Título do post ilustra também a titulação de texto do professor da Universidade Federal do Sul/Sudeste do Pará, Jorge Luiz Ribeiro,  “com mais de cinquenta anos e muita poesia na vida”, conforme ele mesmo resume sua biografia.

 

As observações de Jorge ocorreram durante a passagem da chamada “Cavalgada da Expoama”, realizada no dia de abertura da Exposição Agropecuária de Marabá, sábado último.

 

 

 

A anticavalgada

Jorge Luis Ribeiro

 

Começo dedicando esta crônica a quem odeia o latifúndio e faz cara feia para o agronegócio. Digo isso para que os desavisados parem de ler por aqui. Porque vou falar de um outro lado, ou seja, falo da anticavalgada.

Eis que inocentemente, eu caminhando pela Feira da 28, vejo grupos com sombrinhas e caixinhas de cervejas na calçada da VP 08. Estranhei. Perguntei para um senhor, despojado em sua cadeira de praia, se teria sorteio do “carajás da sorte”, ou algo do tipo, que justificasse aquela discreta, mas crescente concentração. Ele responde que aguardavam a cavalgada. Aquela, que emporcalha as ruas de merda de cavalos, aquela que exibe os chapelões latifundiários, que espora e chicoteia os cavalos, que maltrata equinos, muares, nossos ouvidos e nossa paciência, enfim, aquela que antecede a “expoama”.

Me misturo na horda curiosa nas beiras da VP 08, surge um carro de som com uma ensurdecedora narrativa de rodeio, chata, barretiana, gritante, apelativa.

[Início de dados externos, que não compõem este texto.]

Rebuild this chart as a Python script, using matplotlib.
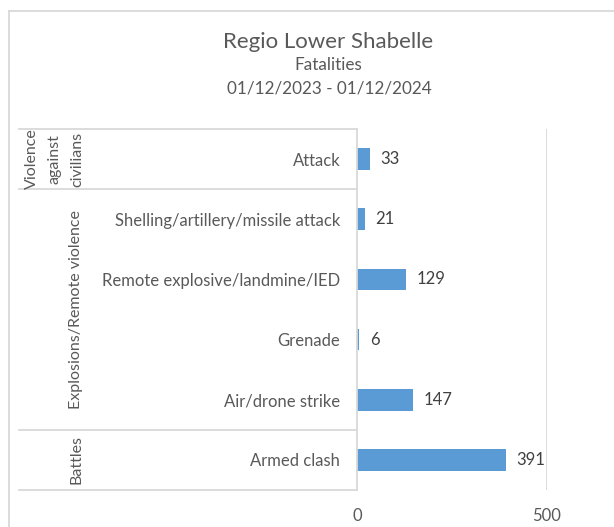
"""Fatalities by event type, Lower Shabelle, as a grouped horizontal bar chart."""
import matplotlib.pyplot as plt
from matplotlib.lines import Line2D
from matplotlib.transforms import blended_transform_factory

plt.rcParams["font.family"] = ["Lato", "DejaVu Sans"]

sub_events = ["Attack", "Shelling/artillery/missile attack",
              "Remote explosive/landmine/IED", "Grenade",
              "Air/drone strike", "Armed clash"]
fatalities = [33, 21, 129, 6, 147, 391]
groups = ["Violence\nagainst\ncivilians", "Explosions/Remote violence", "Battles"]
group_sizes = [1, 4, 1]
x_ticks = [0, 500]

W, H, DPI = 614, 527, 100
GRID = "#d9d9d9"
BAR = "#5b9bd5"
TXT = "#595959"
FS = 12

fig = plt.figure(figsize=(W / DPI, H / DPI), dpi=DPI)


def fx(px):
    return px / W


def fy(py):
    return 1 - py / H


# outer chart frame (runs off the right and bottom edges)
fig.add_artist(Line2D([fx(9), fx(9)], [fy(11), fy(H + 5)], color=GRID, lw=1.3,
                      transform=fig.transFigure))
fig.add_artist(Line2D([fx(9), fx(W + 5)], [fy(11), fy(11)], color=GRID, lw=1.3,
                      transform=fig.transFigure))

fig.text(fx(328), fy(42), "Regio Lower Shabelle", ha="center", va="center",
         fontsize=16, color=TXT)
fig.text(fx(328), fy(65), "Fatalities", ha="center", va="center",
         fontsize=12.3, color=TXT)
fig.text(fx(329), fy(88), "01/12/2023 - 01/12/2024", ha="center", va="center",
         fontsize=12.3, color=TXT)

left, right, top, bottom = 357, 547, 129, 490
ax = fig.add_axes([fx(left), fy(bottom), fx(right - left), (bottom - top) / H])

ypos = list(range(len(sub_events)))
ax.barh(ypos, fatalities, height=0.36, color=BAR)
for y, v in zip(ypos, fatalities):
    ax.text(v + 28, y, str(v), va="center", ha="left", fontsize=FS,
            color="#404040")

ax.set_xlim(0, 500)
ax.set_ylim(len(sub_events) - 0.5, -0.5)
for s in ax.spines.values():
    s.set_visible(False)
ax.axvline(500, color=GRID, lw=1.3)

ax.set_xticks(x_ticks)
ax.set_xticklabels([str(t) for t in x_ticks], fontsize=FS, color=TXT)
ax.tick_params(axis="x", length=0, pad=13)
ax.set_yticks(ypos)
ax.set_yticklabels(sub_events, fontsize=FS, color=TXT)
ax.tick_params(axis="y", length=0, pad=12)

# category table to the left of the axis
tr = blended_transform_factory(ax.transAxes, ax.transData)
x_tab = (19 - left) / (right - left)
ax.plot([0, 0], [-0.5, len(sub_events) - 0.5], color=GRID, lw=1.3,
        transform=tr, clip_on=False)
edge = -0.5
ax.plot([x_tab, 0], [edge, edge], color=GRID, lw=1.3, transform=tr, clip_on=False)
for name, n in zip(groups, group_sizes):
    mid = edge + n / 2
    edge += n
    ax.plot([x_tab, 0], [edge, edge], color=GRID, lw=1.3, transform=tr,
            clip_on=False)
    gx = (55 if "\n" in name else 76) - left
    ax.text(gx / (right - left), mid, name, rotation=90, ha="center",
            va="center", fontsize=11.5, color=TXT, transform=tr,
            linespacing=1.8, multialignment="center")

fig.savefig("out.png", dpi=DPI)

E daí vem um desfile de merdas de cavalos pela pista. Ouve-se zunir de chicotes nos lombos suados das montarias sedentas, o tinir de metais nas bocas dos animais, freios, cabrestos, arreios, argolas brilhando peso e dor, com todas as conotações que estes apetrechos nas metáforas do povo que observo, os patrões possam imprimir.

Desfilam rosetas de esporas sangrando os ventres dos cavalos, muitos copos “stanley” conservando a embriaguez ao arreio, latas de cervejas atiradas aos cantos. De repente, um simpático cavaleiro nota minha camisa do cruzeiro assistindo atônito o desfile, o único ser que saiu neste domingo de sol e azul de Marabá acreditando no meu time, ele me saúda gritando para mim, “zero, o melhor time do mundo”. Penso:… menos, série B, mas o litro de “old par” pela metade na mão dele balançando explica tudo, tá valendo…

Outro cavaleiro jovem e ousado, faz o cavalo andar para frente e para traz, ir, voltar, rodopiar, e exibir diante da plateia suada de admiração e tédio. E o jovem vaqueiro, hoje vira cowboy. O que não fazem um chicote de couro, uma espora afiada de estrelas cortantes, uma bota de couro “texana” e o chapéu “pralana country”.

Fazendas empresas uniformizam peões e patrões. Peões e vaqueiros passam sorridentes e esporeiam as ancas expostas ao sol, são vaqueiros orgulhosos e satisfeitos, sem carteira assinada, sem cômputo de horas extras nas madrugadas dos currais, nas horas escaldantes das cercas e cercanias da vida em jornada exaustiva. Mas hoje é cavalgada…

Os cavaleiros, as damas nas charretes, fazem tudo parecer alegria e ostentação. Acho que poucos não gostaram do desfile que eu acho meio de horror e maus tratos, mas não só eu: eu, os animais seviciados no calor e na sede, e uma menininha que chorou ao ouvir um chicote sem dó zunido ora no asfalto, ora na anca de um manga larga machador: “mãe, porque está batendo nele, mãe… quero ir embora”. Concordei com ela, peguei minha bicicleta, pedalei para longe dali.